The first sales are super important. They provide the founders with an unimaginable confidence boost and much-needed external validation for the company. Moreover, you learn how to dance the ABC-dance (always be closing) in your target market. In addition, you get the first look at the paperwork, etc., needed between the handshake and the signed contract. Finally, I would not worry too much if the first customers do not fit your ideal customer profile. After all, the ideal customer profile is prone to change before you reach product-market fit.

For us, it took about 6 months (on weekends, evenings, and vacation days) of market research and tons of closing attempts to actually close our first sales. Afterwards, our product vision has changed drastically along with our ideal customer profile. 
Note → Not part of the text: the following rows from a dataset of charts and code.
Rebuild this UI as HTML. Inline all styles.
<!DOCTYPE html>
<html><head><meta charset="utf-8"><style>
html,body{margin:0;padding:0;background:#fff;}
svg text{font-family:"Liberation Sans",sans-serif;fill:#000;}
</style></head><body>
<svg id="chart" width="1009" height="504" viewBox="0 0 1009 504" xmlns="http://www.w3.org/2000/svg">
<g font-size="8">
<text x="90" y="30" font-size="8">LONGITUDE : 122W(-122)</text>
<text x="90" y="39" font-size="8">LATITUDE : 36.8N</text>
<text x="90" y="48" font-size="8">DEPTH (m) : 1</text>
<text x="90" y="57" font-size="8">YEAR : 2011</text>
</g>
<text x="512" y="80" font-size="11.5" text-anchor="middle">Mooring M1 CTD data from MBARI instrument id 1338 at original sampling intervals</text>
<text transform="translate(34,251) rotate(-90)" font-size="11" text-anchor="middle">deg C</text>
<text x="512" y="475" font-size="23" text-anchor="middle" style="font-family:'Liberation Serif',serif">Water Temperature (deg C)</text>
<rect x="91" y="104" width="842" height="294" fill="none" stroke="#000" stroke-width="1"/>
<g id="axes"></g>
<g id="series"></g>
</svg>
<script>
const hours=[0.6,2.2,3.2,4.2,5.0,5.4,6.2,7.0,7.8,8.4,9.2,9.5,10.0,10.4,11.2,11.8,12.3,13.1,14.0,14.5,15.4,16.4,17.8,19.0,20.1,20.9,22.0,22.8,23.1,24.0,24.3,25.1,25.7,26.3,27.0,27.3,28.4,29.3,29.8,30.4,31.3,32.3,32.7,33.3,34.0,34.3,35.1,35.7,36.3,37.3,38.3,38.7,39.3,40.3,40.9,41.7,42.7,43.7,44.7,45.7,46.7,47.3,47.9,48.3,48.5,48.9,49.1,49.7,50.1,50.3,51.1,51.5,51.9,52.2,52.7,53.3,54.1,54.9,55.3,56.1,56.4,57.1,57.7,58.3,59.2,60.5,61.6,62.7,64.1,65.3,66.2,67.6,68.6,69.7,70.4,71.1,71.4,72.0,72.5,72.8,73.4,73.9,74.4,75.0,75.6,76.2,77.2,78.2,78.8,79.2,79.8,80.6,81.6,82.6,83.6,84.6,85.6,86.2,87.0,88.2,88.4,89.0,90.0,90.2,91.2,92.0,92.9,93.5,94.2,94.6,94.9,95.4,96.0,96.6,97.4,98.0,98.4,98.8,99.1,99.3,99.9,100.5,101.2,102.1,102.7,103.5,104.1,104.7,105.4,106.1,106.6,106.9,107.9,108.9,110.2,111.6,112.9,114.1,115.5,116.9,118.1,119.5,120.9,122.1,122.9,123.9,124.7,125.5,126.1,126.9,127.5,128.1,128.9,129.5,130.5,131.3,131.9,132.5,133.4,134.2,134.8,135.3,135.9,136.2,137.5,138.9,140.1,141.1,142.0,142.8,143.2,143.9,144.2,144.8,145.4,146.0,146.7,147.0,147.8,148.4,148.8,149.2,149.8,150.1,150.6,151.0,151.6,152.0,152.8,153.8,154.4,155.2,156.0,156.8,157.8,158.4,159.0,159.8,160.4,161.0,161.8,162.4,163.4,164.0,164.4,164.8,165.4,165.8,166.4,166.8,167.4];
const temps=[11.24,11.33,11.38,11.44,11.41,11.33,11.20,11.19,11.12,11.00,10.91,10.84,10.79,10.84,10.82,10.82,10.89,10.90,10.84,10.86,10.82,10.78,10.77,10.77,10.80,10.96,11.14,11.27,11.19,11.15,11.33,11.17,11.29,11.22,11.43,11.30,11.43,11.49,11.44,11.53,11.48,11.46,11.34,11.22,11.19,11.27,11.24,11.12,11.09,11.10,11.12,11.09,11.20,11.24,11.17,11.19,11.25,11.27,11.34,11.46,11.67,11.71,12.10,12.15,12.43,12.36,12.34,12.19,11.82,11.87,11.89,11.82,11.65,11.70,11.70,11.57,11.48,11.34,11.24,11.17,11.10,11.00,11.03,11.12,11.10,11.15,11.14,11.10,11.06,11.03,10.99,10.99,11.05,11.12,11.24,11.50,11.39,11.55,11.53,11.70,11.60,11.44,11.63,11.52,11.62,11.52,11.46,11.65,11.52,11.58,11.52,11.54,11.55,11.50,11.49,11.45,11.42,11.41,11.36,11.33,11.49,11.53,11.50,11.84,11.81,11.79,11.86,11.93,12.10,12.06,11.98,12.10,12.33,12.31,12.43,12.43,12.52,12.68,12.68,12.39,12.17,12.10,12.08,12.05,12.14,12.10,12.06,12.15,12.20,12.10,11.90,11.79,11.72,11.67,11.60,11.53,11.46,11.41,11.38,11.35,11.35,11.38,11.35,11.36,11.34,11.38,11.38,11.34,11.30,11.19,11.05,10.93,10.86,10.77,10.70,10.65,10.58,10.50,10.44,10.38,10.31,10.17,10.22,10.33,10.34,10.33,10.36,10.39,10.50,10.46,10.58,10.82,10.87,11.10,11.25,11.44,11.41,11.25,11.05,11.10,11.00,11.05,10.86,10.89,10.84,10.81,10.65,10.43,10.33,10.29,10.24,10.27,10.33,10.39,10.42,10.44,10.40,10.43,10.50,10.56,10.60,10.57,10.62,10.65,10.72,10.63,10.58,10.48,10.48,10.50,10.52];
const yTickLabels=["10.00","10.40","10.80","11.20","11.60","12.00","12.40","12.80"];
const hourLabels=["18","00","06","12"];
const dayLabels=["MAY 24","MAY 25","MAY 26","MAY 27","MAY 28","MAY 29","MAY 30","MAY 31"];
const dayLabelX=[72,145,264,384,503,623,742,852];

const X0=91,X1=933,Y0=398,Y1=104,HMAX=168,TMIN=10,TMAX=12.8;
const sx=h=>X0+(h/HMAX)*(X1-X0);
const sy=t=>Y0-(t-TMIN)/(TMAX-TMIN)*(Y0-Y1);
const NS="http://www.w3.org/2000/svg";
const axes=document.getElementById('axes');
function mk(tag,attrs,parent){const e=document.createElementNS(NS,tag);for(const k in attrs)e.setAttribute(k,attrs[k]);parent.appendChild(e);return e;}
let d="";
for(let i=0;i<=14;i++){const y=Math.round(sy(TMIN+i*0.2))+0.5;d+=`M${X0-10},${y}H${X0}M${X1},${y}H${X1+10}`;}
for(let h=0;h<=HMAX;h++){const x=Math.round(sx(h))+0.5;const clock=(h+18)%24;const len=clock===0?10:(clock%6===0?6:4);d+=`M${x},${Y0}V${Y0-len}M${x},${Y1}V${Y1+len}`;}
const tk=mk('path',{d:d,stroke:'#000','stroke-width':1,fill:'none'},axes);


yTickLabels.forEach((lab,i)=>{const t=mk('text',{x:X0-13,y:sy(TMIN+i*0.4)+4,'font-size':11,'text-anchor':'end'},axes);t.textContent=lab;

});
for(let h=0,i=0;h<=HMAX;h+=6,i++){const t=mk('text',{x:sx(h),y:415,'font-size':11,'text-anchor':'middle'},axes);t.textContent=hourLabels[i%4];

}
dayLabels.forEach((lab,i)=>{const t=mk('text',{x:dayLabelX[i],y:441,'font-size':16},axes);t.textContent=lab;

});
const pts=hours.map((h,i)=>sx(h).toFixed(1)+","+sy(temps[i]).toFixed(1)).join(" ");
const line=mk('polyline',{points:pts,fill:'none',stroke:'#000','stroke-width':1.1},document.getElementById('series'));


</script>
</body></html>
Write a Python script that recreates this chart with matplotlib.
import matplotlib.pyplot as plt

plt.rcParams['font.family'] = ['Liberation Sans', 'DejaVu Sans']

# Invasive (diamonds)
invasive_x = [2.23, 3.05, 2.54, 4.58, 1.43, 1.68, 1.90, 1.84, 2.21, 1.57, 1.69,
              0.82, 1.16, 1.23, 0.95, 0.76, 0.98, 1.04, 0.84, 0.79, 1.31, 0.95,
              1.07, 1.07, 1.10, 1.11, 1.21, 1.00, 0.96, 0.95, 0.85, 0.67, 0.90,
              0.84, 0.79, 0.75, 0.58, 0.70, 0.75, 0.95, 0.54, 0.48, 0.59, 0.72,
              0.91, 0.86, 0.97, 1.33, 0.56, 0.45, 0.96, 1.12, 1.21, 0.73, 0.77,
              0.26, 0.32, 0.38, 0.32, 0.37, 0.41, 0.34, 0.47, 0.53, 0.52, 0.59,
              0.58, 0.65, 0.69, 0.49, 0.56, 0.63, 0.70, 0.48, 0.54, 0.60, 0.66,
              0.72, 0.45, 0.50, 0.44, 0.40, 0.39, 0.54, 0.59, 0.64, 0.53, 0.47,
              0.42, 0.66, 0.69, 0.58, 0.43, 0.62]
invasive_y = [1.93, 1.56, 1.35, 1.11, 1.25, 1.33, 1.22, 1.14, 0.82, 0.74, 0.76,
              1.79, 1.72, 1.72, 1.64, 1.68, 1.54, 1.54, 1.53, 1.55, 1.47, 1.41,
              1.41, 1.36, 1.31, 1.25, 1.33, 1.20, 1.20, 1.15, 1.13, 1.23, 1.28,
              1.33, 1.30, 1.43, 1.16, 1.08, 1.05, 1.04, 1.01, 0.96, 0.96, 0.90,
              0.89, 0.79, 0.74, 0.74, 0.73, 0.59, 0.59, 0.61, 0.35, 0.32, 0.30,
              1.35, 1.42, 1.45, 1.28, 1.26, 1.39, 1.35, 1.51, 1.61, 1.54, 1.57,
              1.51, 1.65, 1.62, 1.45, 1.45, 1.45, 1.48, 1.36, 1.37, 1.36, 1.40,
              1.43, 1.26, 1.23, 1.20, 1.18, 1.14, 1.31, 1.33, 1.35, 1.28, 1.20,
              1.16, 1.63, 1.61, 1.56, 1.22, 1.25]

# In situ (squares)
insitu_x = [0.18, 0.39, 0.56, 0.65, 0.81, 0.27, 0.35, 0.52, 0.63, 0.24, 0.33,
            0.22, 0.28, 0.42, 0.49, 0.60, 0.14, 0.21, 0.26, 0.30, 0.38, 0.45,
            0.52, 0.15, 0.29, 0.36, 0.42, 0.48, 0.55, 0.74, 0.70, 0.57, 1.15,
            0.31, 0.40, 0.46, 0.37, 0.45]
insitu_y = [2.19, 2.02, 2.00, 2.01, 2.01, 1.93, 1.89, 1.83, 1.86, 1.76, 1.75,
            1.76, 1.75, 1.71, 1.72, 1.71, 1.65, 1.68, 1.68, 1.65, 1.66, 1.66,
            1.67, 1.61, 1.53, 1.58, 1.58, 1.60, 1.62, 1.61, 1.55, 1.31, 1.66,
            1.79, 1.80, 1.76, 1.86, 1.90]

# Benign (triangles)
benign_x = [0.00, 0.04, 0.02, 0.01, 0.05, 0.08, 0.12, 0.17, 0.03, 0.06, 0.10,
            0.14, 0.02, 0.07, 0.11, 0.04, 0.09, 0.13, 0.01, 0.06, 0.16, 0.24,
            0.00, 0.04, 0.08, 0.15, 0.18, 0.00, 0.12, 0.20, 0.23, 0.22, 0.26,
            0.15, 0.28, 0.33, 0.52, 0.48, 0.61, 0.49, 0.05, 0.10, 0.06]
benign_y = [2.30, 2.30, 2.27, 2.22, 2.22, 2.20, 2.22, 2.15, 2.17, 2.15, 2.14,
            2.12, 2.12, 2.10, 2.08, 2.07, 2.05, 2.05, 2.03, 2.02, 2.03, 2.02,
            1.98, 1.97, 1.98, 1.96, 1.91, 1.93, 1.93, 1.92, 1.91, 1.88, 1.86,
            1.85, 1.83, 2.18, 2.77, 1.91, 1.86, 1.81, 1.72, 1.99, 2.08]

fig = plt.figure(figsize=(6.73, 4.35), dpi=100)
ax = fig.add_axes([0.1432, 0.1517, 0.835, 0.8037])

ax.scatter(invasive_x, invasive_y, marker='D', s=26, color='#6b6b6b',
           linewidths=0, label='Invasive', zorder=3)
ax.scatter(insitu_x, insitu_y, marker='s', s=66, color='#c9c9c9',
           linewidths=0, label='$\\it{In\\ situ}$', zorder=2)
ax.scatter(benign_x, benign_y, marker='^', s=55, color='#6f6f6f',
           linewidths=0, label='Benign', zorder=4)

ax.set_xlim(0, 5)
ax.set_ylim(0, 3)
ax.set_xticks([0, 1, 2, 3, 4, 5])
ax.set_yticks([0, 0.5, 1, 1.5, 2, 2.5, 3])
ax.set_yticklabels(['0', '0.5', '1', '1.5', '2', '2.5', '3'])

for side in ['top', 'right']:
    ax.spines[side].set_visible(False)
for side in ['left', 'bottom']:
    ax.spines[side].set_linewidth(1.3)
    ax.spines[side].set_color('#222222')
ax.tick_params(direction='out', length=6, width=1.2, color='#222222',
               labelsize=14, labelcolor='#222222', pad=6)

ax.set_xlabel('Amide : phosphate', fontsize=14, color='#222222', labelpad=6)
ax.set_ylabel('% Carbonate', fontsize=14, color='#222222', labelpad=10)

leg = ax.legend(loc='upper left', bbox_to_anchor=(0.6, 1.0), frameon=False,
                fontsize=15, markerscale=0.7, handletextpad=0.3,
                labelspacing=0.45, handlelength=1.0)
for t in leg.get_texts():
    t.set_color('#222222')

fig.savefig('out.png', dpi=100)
Learning #2: Use discovery mode

If you are not satisfied with your sales performance, discover improvements to your offering. While in discovery mode, define simple objectives and key results (OKRs) and measure your performance against them. 

We went on to full discovery mode twice during the first year of Rotomate. Each time, this phase completely dominated our focus and our calendars. Our objective was to determine whether we can build the new best solution and whether we should build it. Our questionnaire templates covered everything related to current market solutions, customer behavior, pricing, and overall market value. We measured our performance by the number of emails sent, cold calls made, and meetings held. The ultimate aim was to have 20+ meetings with different companies during each discovery mode. 

The positive outcomes from the discovery modes were numerous. First off, a couple of the meetings converted to first sales later on. Second, we learned how to build a differentiating product. Third and most importantly, we gained up-to-date insights into the daily behaviour of our potential customers. Ambitious products change the way their customers behave. Therefore, understanding the target customer's current behaviour is mandatory before building an ambitious product.

Learning #3: Design the meeting dynamics with potential customers

Before product-market fit, every single meeting with a potential customer is an opportunity to learn from someone who knows what you need to know. Make sure not to leave even the smallest amount of information on the table. Pre-write interview scripts with a few different sets of questions for different profiles: one for the user, another one for their manager, and yet another one for the director / CxO level. Make sure to introduce yourselves first. It feels natural to start asking questions right after the intros of the potential customer. The last item in the agenda is always your product vision. If you present your product vision earlier, you risk getting roasted for the rest of the meeting.

We used three different interview scripts for the target profiles: engineers, factory managers, and senior management. Our questions ranged from practical to social topics, such as which sensors and software are used, who was responsible for what, and how mistakes affect trust.

Following the scripts helped in three important ways. First, the scripts made it easier to spot repeating answers. Second, we gained multiple perspectives on the same problems. The engineers and managers understood the pain points intimately, while the senior managers knew the economical effect. Third, by testing the product vision at the end, we were able to actively engage customers in the discussion. This was especially important in the very early days, when the product vision was still immature.

Learning #4: Low-burn until slide-market-fit

While going through the sales and discovery cycles, you might want to save your cash. It is nicer to have more cash when you are confident in the product you are about to start building. After determining what the market wants, the safest approach is to build the product on slides. At this point, present the slides to the people you’ve met during the sales/discovery mode meetings. If they say yay, make a big launch of the product vision. If more people say yay after the big launch, it is time to start increasing the burn. 

We kept our burn super low until we had the product on slides and some proof-of-concept software. Then we presented our product vision, along with some early demo examples, at an event attended by around 150 people from potential customer companies. Soon after, we were fully sold out and in a hurry to deliver our promises to excited customers. It was time to start hiring.

Learning #5: Fundraising

Make sure you know why you need the money. If VC’s say no, don’t worry. During the search for product-market fit, small funding is a fortune, since constraints increase focus and performance. Funding follows the revenue, not the other way around, especially if you are a first-time founder without the magical “stardust”.

Thanks for reading, and best of luck if you are also building a company! Also, thank you, Startup Foundation, for helping out during the super low-burn period.